***** Entries *****
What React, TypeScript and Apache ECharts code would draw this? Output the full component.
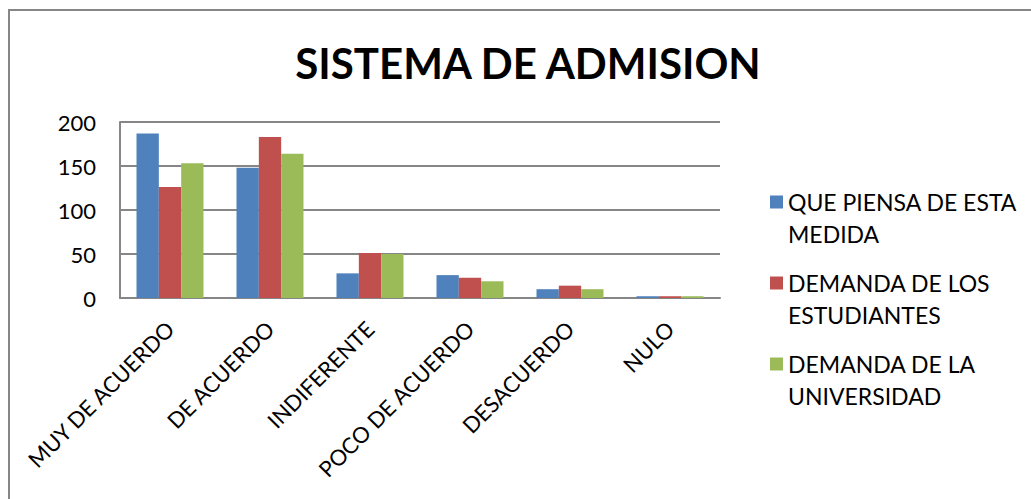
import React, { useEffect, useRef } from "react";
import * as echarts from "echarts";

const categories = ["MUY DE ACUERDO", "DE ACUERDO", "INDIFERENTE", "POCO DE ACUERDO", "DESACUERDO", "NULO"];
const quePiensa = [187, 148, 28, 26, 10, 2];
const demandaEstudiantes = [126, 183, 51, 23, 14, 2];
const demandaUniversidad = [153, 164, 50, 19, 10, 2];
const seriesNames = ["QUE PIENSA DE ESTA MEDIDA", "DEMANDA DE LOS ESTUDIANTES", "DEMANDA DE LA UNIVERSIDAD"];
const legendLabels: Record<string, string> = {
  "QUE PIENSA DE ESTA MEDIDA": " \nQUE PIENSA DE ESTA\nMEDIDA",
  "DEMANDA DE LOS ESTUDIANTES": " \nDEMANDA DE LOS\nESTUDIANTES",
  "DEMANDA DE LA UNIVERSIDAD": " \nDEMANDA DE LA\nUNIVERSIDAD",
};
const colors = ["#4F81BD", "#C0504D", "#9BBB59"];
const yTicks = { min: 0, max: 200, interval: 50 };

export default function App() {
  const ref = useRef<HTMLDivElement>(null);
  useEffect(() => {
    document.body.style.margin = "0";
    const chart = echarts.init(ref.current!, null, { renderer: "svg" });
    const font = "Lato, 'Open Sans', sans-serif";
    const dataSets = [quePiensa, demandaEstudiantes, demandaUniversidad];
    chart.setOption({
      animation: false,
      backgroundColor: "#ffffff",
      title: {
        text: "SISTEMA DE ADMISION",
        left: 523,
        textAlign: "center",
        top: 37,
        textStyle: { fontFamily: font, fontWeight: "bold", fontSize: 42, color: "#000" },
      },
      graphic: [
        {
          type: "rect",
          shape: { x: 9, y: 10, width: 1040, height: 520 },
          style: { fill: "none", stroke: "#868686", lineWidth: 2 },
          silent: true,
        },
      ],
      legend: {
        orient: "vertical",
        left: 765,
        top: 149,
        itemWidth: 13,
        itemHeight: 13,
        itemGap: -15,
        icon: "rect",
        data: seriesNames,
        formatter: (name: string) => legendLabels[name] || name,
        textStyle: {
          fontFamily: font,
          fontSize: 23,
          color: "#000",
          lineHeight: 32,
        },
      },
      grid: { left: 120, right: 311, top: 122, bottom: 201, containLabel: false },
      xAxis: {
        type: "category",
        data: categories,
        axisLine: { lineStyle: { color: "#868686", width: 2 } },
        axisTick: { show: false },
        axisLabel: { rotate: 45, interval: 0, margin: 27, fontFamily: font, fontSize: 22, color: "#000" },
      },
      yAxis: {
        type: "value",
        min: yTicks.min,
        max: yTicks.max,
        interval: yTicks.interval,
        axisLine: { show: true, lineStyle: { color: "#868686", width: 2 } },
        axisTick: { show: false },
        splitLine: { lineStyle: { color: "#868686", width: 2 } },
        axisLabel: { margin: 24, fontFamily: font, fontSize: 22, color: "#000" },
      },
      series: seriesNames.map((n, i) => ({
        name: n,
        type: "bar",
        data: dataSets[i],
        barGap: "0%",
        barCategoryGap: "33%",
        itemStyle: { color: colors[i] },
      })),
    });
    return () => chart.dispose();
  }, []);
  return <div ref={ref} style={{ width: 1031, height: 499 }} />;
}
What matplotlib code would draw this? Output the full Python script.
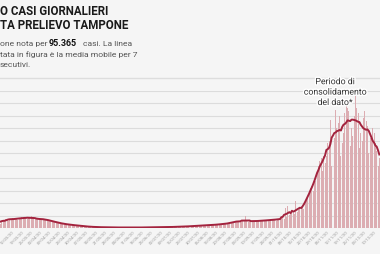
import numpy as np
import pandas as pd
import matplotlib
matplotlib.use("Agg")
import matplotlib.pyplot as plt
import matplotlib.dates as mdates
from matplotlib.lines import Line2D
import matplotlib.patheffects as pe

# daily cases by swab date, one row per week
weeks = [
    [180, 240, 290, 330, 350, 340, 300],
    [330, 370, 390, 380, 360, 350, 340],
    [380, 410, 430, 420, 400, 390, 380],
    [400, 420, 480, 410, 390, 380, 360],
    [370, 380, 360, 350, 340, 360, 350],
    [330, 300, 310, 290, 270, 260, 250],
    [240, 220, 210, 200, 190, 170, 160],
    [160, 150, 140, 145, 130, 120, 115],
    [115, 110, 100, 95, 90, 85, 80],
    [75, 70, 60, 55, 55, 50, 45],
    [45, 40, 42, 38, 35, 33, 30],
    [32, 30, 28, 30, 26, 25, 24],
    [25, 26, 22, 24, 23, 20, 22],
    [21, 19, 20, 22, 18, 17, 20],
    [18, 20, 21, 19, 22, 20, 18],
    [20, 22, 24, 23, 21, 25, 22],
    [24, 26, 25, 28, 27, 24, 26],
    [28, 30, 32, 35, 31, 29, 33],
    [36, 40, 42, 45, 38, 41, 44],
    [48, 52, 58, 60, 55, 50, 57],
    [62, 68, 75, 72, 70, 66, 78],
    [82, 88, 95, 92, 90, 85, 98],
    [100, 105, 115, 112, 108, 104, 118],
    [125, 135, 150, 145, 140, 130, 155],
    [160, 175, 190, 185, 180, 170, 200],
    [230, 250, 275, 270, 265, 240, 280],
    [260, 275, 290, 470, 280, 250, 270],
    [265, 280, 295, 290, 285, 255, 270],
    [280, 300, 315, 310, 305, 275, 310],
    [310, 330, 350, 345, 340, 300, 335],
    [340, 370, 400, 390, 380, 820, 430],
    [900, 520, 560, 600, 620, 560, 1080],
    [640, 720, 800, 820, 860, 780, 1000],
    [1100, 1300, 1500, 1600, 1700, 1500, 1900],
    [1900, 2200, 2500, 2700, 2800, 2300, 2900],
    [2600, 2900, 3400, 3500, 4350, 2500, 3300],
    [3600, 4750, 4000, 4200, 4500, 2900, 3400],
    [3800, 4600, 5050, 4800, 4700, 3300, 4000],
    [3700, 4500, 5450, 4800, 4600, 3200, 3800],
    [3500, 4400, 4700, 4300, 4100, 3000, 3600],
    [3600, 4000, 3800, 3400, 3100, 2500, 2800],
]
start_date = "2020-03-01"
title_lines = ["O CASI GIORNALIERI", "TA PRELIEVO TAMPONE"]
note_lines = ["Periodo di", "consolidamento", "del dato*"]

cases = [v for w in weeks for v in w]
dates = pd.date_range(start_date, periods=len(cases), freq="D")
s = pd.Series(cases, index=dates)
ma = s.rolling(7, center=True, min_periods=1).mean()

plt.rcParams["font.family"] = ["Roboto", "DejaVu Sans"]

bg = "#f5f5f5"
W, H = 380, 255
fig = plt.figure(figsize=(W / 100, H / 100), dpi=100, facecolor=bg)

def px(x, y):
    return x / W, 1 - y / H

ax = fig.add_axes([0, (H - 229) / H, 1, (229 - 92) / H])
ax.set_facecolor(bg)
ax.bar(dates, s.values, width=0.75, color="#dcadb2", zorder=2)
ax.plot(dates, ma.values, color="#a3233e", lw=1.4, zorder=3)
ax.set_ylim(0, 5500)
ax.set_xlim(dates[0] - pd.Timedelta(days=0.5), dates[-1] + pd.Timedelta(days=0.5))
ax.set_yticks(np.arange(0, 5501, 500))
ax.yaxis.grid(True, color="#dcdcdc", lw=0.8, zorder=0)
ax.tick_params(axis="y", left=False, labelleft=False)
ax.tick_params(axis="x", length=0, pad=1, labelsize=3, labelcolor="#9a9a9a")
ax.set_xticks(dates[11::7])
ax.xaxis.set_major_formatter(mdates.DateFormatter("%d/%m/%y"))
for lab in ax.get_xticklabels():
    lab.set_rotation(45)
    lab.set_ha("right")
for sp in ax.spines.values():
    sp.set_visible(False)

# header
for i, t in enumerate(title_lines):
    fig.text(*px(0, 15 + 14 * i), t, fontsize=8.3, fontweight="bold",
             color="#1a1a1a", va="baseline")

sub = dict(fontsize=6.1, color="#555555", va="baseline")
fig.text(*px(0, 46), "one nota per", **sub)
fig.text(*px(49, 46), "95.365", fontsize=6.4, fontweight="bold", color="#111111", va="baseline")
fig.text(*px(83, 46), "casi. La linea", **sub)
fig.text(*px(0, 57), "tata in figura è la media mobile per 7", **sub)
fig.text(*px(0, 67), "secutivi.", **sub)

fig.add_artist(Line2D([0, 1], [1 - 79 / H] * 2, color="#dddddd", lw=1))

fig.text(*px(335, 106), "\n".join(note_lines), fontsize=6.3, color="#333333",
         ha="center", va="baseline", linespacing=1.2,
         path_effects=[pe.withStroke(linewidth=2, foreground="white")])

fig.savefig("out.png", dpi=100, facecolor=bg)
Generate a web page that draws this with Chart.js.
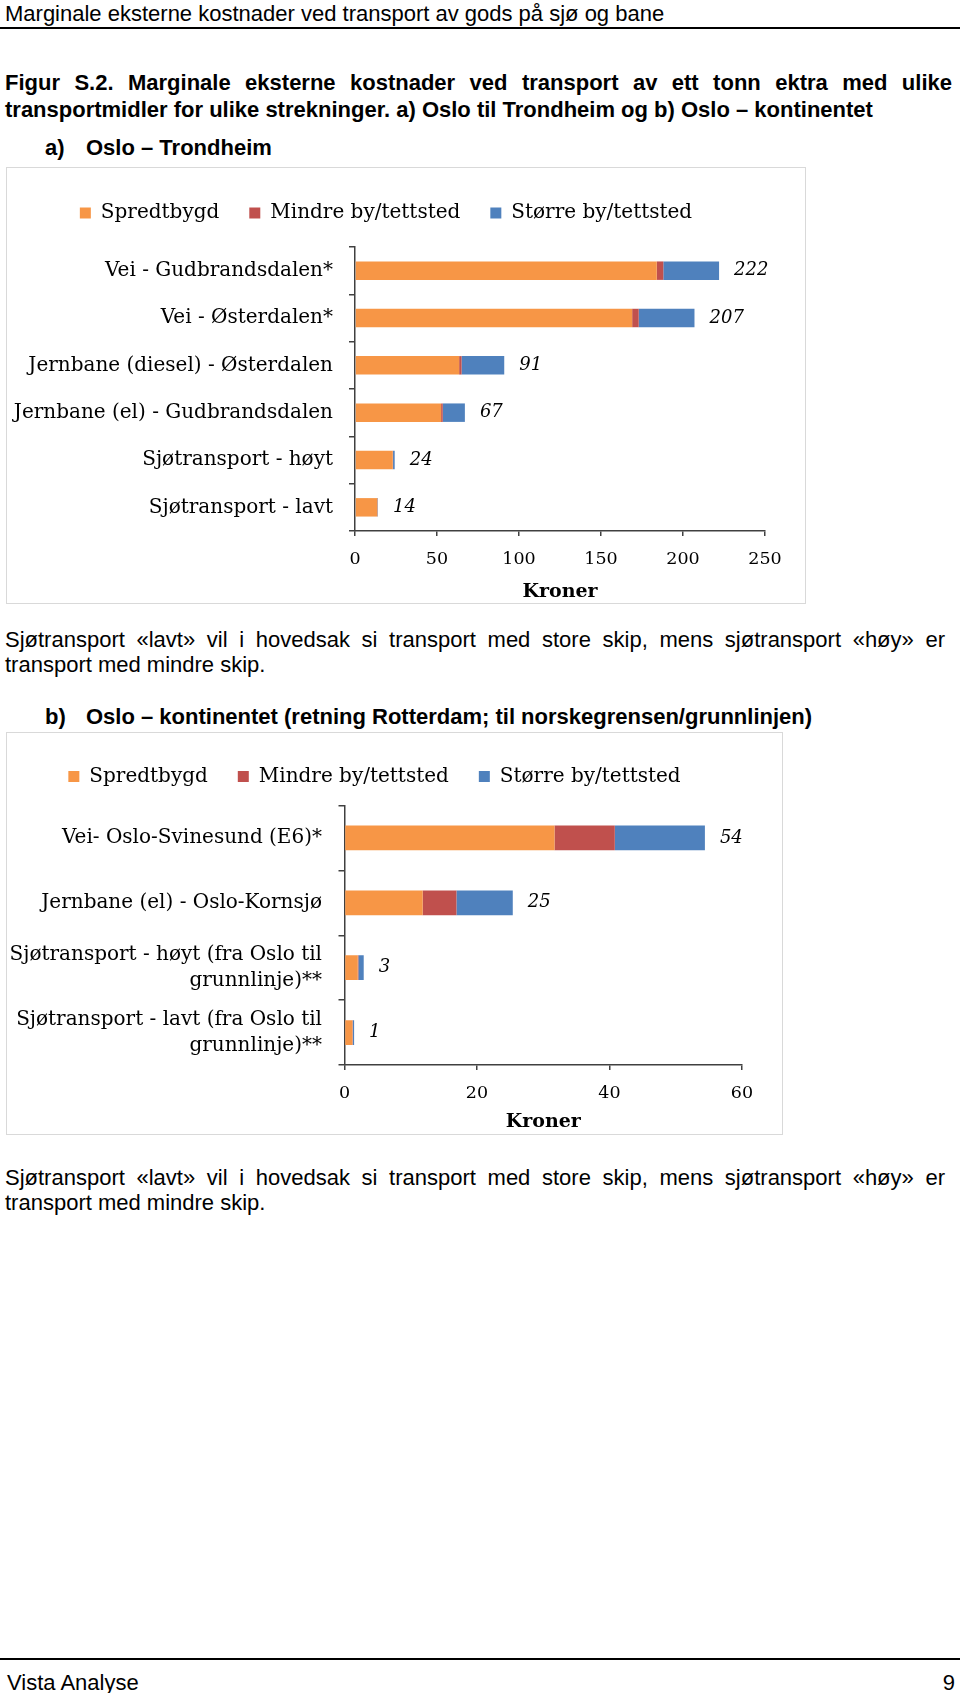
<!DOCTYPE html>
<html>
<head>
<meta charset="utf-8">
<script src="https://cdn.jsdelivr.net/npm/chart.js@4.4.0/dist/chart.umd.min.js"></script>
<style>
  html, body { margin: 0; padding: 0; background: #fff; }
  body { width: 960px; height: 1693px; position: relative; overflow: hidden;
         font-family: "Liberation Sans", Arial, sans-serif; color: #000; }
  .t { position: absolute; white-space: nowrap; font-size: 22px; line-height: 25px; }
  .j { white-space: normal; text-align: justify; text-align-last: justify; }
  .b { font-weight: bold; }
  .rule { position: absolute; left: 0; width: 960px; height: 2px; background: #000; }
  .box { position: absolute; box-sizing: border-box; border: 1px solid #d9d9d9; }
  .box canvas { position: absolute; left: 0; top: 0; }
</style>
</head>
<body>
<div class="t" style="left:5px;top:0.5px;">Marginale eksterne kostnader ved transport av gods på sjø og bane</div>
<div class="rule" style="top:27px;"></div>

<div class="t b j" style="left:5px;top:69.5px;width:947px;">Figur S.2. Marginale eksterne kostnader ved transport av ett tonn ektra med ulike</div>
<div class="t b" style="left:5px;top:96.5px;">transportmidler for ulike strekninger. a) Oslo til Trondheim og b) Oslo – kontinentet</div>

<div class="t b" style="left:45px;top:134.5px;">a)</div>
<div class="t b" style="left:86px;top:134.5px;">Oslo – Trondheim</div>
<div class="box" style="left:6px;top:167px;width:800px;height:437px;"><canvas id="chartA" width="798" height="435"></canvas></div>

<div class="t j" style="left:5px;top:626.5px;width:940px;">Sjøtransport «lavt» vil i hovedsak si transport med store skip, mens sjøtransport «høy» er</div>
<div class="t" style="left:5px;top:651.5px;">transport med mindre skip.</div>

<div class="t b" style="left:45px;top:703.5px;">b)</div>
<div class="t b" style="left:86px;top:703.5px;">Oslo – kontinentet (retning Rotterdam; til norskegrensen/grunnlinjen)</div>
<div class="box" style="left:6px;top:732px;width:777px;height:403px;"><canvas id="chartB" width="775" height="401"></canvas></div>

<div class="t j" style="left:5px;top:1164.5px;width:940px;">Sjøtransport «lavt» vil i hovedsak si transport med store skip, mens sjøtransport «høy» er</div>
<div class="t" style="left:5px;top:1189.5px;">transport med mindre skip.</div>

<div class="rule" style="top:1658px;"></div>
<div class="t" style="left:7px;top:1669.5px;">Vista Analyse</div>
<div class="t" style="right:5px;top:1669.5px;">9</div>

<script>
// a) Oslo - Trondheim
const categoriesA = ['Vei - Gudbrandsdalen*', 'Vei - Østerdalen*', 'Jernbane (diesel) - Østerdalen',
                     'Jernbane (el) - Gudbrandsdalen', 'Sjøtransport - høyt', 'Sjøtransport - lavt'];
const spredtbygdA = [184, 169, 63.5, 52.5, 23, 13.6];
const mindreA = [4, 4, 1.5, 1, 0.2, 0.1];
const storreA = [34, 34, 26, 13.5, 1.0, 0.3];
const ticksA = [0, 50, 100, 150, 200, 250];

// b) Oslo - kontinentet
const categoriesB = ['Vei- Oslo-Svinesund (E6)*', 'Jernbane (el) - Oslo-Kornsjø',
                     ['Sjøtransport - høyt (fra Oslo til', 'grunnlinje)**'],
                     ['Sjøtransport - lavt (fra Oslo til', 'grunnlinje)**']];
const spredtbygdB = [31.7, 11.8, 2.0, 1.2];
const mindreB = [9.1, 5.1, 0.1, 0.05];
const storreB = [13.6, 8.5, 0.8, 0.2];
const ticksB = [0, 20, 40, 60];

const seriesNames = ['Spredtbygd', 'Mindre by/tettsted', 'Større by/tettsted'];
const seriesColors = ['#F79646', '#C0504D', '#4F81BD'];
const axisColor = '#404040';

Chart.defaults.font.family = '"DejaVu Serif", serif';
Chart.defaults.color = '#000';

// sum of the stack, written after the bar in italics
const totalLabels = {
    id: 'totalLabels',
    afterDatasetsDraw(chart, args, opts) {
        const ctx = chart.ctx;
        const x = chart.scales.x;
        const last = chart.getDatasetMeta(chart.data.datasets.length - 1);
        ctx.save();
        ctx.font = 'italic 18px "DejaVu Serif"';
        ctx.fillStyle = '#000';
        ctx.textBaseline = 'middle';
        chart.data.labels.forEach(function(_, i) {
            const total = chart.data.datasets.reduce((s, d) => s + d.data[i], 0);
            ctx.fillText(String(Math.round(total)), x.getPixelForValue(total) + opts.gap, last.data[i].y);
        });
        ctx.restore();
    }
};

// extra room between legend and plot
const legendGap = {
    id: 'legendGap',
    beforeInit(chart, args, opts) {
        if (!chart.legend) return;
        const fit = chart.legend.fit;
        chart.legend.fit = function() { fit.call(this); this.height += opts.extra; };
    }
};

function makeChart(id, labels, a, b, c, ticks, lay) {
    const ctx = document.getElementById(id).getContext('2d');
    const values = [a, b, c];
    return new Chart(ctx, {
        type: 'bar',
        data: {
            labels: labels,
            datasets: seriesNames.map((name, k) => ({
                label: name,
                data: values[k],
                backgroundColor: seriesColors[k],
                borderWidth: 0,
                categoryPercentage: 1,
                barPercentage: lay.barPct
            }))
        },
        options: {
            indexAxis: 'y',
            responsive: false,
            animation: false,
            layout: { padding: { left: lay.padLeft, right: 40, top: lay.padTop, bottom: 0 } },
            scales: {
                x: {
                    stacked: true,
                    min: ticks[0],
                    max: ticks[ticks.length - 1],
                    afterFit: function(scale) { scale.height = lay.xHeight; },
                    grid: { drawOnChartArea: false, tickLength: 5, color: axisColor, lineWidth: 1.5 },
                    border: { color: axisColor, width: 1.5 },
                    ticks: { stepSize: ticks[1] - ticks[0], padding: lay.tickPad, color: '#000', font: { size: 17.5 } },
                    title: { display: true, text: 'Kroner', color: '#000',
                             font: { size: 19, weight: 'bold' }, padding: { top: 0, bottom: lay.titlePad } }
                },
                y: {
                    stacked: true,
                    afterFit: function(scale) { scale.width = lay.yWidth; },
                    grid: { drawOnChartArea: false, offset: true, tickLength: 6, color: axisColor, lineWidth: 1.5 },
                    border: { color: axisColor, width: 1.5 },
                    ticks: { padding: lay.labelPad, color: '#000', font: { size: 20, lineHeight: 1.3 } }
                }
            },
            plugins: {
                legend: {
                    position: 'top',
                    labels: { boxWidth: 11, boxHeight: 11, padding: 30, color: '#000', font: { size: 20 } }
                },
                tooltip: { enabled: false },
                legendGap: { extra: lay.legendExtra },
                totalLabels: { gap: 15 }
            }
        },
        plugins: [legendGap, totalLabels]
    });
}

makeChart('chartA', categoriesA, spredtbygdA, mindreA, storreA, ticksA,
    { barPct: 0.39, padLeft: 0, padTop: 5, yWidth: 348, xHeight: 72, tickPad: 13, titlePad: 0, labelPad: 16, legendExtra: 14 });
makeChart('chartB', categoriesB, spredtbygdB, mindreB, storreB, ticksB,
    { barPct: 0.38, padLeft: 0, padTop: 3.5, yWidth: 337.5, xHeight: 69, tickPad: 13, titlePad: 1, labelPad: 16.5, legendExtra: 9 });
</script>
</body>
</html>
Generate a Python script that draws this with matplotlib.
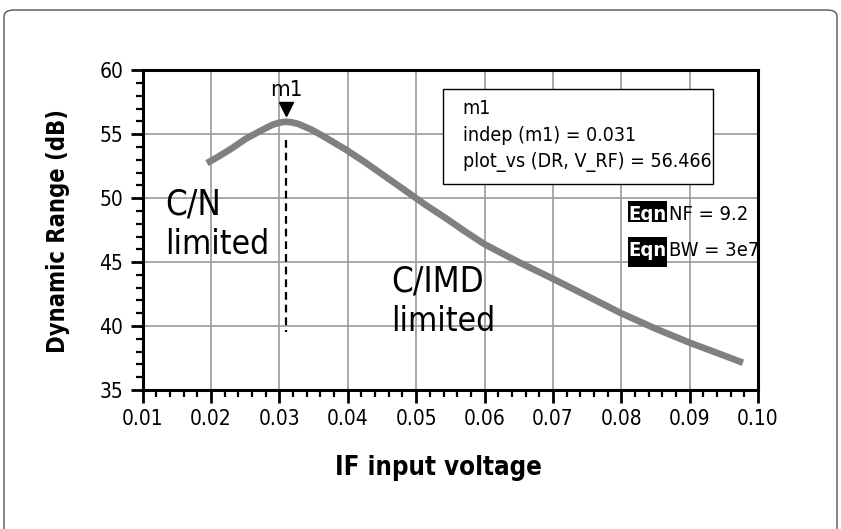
*****
-- Objective --
Your task is to repeat the opening line of the entries above and each line after it, ending with the line that has "import * as". Do not include the pictures.

-- Problem solution --
What React, TypeScript and Apache ECharts code would draw this? Output the full component.
import React, { useEffect, useRef } from "react";
import * as echarts from "echarts";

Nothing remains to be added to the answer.